=== EXTRACTED RECORDS ===

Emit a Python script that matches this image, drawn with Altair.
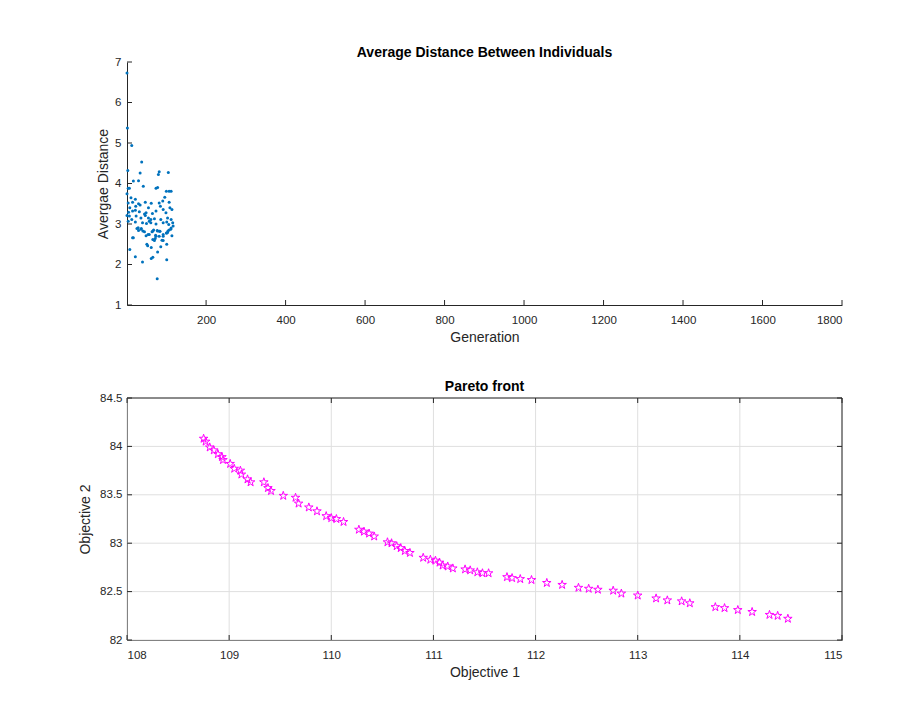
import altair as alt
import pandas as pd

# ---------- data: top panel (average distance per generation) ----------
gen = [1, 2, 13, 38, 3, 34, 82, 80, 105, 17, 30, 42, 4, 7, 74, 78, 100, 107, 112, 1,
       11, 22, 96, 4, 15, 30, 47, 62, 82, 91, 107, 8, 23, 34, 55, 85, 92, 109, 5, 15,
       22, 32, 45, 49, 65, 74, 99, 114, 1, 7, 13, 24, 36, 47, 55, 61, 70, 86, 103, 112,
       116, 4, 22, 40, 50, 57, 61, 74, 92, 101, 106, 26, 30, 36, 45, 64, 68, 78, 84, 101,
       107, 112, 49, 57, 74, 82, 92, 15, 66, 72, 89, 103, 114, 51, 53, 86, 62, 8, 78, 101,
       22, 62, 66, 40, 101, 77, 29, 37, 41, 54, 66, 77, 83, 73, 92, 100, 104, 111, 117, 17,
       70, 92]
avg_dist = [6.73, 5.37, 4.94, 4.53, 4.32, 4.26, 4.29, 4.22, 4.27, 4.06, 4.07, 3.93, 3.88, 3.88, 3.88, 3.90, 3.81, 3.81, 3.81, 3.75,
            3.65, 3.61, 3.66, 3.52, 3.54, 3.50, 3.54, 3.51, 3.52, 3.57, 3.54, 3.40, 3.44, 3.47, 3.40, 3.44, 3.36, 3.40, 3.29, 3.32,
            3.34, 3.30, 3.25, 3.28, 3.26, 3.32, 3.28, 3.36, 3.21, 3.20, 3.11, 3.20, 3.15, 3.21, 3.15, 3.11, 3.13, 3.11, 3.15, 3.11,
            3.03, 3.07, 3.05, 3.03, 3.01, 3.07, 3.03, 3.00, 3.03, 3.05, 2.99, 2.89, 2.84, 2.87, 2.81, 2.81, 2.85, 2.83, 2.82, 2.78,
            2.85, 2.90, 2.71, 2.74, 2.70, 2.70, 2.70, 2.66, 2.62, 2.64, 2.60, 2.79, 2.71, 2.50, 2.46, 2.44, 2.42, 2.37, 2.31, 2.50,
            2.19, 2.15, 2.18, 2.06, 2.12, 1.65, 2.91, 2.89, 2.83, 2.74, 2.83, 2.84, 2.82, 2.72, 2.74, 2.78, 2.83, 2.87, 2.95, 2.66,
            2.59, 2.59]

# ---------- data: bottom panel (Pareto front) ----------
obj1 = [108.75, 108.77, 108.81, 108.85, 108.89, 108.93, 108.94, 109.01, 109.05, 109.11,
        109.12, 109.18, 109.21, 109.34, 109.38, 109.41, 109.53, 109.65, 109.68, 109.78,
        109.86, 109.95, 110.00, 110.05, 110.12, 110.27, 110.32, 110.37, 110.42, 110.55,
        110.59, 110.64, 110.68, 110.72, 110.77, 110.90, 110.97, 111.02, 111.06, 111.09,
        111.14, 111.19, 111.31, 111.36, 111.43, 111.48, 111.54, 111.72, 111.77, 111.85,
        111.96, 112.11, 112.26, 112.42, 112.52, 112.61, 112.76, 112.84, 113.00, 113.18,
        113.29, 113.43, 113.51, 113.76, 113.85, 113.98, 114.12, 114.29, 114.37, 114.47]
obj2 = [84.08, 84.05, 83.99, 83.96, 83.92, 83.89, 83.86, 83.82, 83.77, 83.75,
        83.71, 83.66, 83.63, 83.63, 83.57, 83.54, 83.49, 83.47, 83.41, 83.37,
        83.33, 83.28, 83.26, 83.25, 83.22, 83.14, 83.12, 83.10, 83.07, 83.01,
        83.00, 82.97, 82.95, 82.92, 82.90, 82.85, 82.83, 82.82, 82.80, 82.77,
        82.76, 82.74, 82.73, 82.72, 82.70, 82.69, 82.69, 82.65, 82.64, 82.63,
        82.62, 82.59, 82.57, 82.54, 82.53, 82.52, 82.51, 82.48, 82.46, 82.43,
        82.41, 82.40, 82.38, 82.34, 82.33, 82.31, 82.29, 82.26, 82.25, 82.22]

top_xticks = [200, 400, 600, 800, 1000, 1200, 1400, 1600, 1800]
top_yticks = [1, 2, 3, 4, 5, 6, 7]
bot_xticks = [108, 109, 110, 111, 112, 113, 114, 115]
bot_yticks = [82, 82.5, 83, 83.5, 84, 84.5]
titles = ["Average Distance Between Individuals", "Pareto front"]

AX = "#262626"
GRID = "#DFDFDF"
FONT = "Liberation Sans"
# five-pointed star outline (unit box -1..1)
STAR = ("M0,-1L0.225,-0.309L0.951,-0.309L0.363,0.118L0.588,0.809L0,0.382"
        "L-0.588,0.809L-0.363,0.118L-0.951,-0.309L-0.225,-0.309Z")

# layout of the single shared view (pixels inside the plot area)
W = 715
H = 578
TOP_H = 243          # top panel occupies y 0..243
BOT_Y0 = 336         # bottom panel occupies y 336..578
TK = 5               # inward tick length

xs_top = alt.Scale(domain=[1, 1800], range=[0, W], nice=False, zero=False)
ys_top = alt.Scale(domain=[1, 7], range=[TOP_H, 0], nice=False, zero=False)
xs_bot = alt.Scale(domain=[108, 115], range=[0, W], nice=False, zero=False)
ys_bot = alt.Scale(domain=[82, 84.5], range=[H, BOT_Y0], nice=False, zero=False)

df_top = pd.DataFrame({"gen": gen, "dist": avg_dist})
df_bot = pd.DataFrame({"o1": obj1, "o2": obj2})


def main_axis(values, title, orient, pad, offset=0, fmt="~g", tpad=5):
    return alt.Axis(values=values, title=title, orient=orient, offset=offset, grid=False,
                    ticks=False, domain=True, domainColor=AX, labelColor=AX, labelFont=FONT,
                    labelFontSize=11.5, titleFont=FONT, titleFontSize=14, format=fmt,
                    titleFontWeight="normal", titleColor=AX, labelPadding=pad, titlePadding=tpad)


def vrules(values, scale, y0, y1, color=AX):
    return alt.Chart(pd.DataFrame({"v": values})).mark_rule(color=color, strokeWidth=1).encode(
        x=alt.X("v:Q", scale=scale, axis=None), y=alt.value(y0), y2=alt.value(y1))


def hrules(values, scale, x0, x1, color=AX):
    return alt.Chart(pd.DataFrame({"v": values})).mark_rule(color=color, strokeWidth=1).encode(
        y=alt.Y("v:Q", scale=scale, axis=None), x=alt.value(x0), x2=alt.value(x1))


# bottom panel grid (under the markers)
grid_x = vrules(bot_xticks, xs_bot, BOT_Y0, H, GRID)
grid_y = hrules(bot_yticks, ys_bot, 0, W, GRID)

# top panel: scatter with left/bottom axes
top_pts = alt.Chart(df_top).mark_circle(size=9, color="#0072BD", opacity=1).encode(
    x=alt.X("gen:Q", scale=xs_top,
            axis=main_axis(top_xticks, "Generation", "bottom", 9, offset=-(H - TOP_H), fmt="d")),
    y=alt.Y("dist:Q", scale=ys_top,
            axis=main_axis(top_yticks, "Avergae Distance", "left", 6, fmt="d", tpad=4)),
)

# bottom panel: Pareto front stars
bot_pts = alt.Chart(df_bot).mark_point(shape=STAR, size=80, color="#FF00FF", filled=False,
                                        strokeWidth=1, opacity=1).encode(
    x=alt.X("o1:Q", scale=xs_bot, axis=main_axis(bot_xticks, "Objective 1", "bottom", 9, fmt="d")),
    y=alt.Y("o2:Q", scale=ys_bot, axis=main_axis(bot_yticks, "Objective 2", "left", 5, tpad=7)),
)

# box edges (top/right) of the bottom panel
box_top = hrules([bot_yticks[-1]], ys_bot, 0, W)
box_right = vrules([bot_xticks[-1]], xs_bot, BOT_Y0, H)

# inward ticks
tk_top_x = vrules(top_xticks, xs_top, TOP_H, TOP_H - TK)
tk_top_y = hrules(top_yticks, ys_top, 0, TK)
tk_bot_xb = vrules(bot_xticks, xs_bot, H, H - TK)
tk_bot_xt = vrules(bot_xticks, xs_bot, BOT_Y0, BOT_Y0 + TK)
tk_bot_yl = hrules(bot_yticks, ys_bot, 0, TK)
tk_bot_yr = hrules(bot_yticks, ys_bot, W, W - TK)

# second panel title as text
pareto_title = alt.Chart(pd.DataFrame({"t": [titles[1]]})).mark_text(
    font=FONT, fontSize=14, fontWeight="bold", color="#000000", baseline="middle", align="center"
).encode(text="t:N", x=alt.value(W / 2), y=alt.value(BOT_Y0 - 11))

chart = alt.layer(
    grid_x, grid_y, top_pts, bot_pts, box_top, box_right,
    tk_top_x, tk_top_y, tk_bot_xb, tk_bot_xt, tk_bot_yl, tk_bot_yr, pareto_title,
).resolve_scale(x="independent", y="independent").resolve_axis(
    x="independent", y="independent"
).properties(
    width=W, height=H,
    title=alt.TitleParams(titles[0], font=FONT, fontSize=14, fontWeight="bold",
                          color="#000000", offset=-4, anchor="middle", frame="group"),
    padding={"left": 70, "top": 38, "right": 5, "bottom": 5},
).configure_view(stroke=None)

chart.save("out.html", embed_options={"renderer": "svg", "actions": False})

===
=== EXTRACTED RECORDS ===

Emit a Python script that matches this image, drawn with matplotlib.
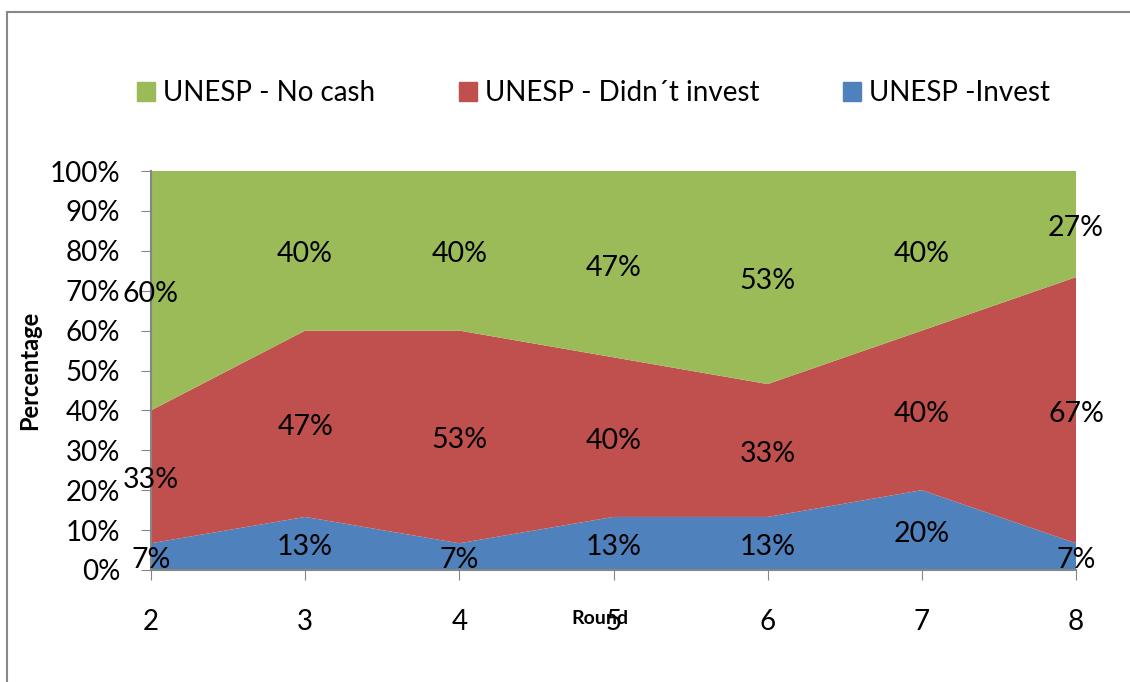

===
=== EXTRACTED RECORDS ===

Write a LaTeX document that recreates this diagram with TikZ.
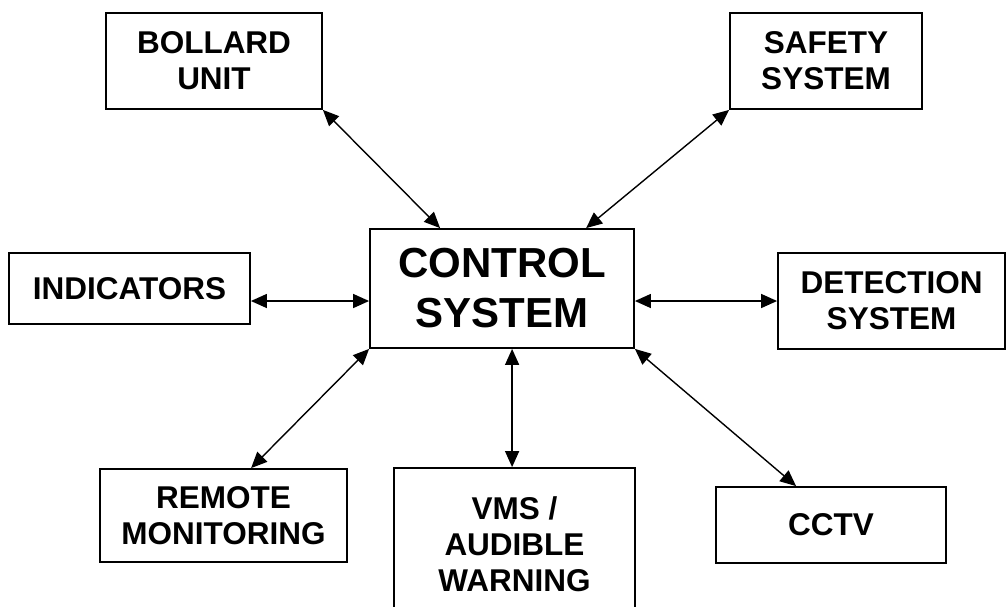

===

**TASK TO CARRY OUT**
Leave the pictures out and copy exactly the lines from the one with "Emit a Python script that matches this image, drawn with Altair." through the one with "2.59, 2.59]", nothing more.

**RESULT**
Emit a Python script that matches this image, drawn with Altair.
import altair as alt
import pandas as pd

# ---------- data: top panel (average distance per generation) ----------
gen = [1, 2, 13, 38, 3, 34, 82, 80, 105, 17, 30, 42, 4, 7, 74, 78, 100, 107, 112, 1,
       11, 22, 96, 4, 15, 30, 47, 62, 82, 91, 107, 8, 23, 34, 55, 85, 92, 109, 5, 15,
       22, 32, 45, 49, 65, 74, 99, 114, 1, 7, 13, 24, 36, 47, 55, 61, 70, 86, 103, 112,
       116, 4, 22, 40, 50, 57, 61, 74, 92, 101, 106, 26, 30, 36, 45, 64, 68, 78, 84, 101,
       107, 112, 49, 57, 74, 82, 92, 15, 66, 72, 89, 103, 114, 51, 53, 86, 62, 8, 78, 101,
       22, 62, 66, 40, 101, 77, 29, 37, 41, 54, 66, 77, 83, 73, 92, 100, 104, 111, 117, 17,
       70, 92]
avg_dist = [6.73, 5.37, 4.94, 4.53, 4.32, 4.26, 4.29, 4.22, 4.27, 4.06, 4.07, 3.93, 3.88, 3.88, 3.88, 3.90, 3.81, 3.81, 3.81, 3.75,
            3.65, 3.61, 3.66, 3.52, 3.54, 3.50, 3.54, 3.51, 3.52, 3.57, 3.54, 3.40, 3.44, 3.47, 3.40, 3.44, 3.36, 3.40, 3.29, 3.32,
            3.34, 3.30, 3.25, 3.28, 3.26, 3.32, 3.28, 3.36, 3.21, 3.20, 3.11, 3.20, 3.15, 3.21, 3.15, 3.11, 3.13, 3.11, 3.15, 3.11,
            3.03, 3.07, 3.05, 3.03, 3.01, 3.07, 3.03, 3.00, 3.03, 3.05, 2.99, 2.89, 2.84, 2.87, 2.81, 2.81, 2.85, 2.83, 2.82, 2.78,
            2.85, 2.90, 2.71, 2.74, 2.70, 2.70, 2.70, 2.66, 2.62, 2.64, 2.60, 2.79, 2.71, 2.50, 2.46, 2.44, 2.42, 2.37, 2.31, 2.50,
            2.19, 2.15, 2.18, 2.06, 2.12, 1.65, 2.91, 2.89, 2.83, 2.74, 2.83, 2.84, 2.82, 2.72, 2.74, 2.78, 2.83, 2.87, 2.95, 2.66,
            2.59, 2.59]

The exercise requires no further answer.